In February, Katsuya, a Los Angeles sushi institution beloved by the Hollywood set, made its New York debut at Manhattan West, a 7-million-square-foot portion of the Hudson Yards development. The restaurant is one of two full-service fine-dining establishments within Citizens, an upscale food hall designed by Rockwell Group that occupies the entire second floor of a new 17-story office building.
The new outpost marked a first for Katsuya, which was founded by master sushi chef Katsuya Uechi in 2006. Because it was new to the food hall typology, the restaurant decided it needed a daring look to match. “Often times, American-Japanese restaurants are very minimalist with pared-down decor,” said Greg Keffer, Rockwell’s partner-in-charge of the project. “We decided to go the maximalism route instead.”

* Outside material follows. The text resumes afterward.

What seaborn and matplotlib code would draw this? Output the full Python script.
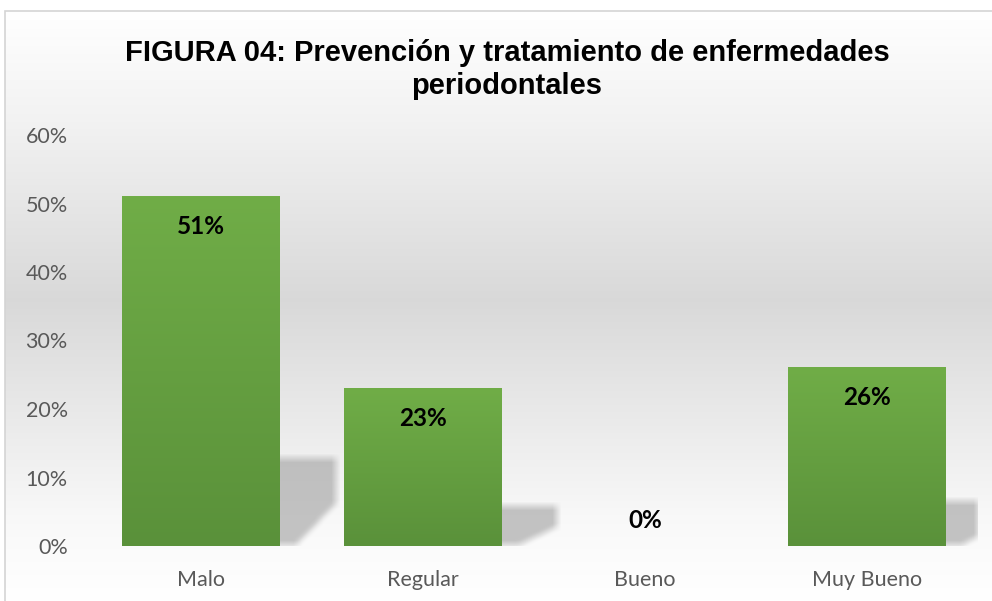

Keffer’s team pulled from several Japanese aesthetic traditions to drive the design, ranging from kumiki (wood joinery) and urushi (lacquer) to kabuki (theater) and sumi-e (ink painting).
Bespoke spatial elements derived from these themes lend the eatery a theatrical drama, as summed up in the communal dining room at the restaurant’s core. Translucent glass screens, held in place by a lattice steel structure suspended from the ceiling, occur at spaced intervals. Diners are seen and obscured at the same time.
A 15-seat sushi bar with a wraparound countertop offers up a different mood. A mural behind the bar, set within a curved black lacquered frame, portrays a geisha surrounded by colorful fans, which repeat as a graphic motif.
Glossy lacquered portals, mirrored chandeliers, and checkered wooden floors all evoke Deco aesthetics, as does the prominent crimson red applied throughout the interiors. Bold Rockwell-designed wallcoverings further enliven the space and continue the folding fan motif. In typical fashion, the firm custom-made many of the furnishings, including banquettes and light fixtures.
The kitchen, including Katsuya’s signature robata grill, is on display in a rear dining area. Here, another curved portal leads to a private room and a sizeable outdoor terrace. Weather permitting, the terrace expands seating to 305 guests across a total 7,000 square feet. Visitors will likely flock to Katsuya for its celebrity cachet, but Rockwell’s well-executed design is sure to attract a following of its own.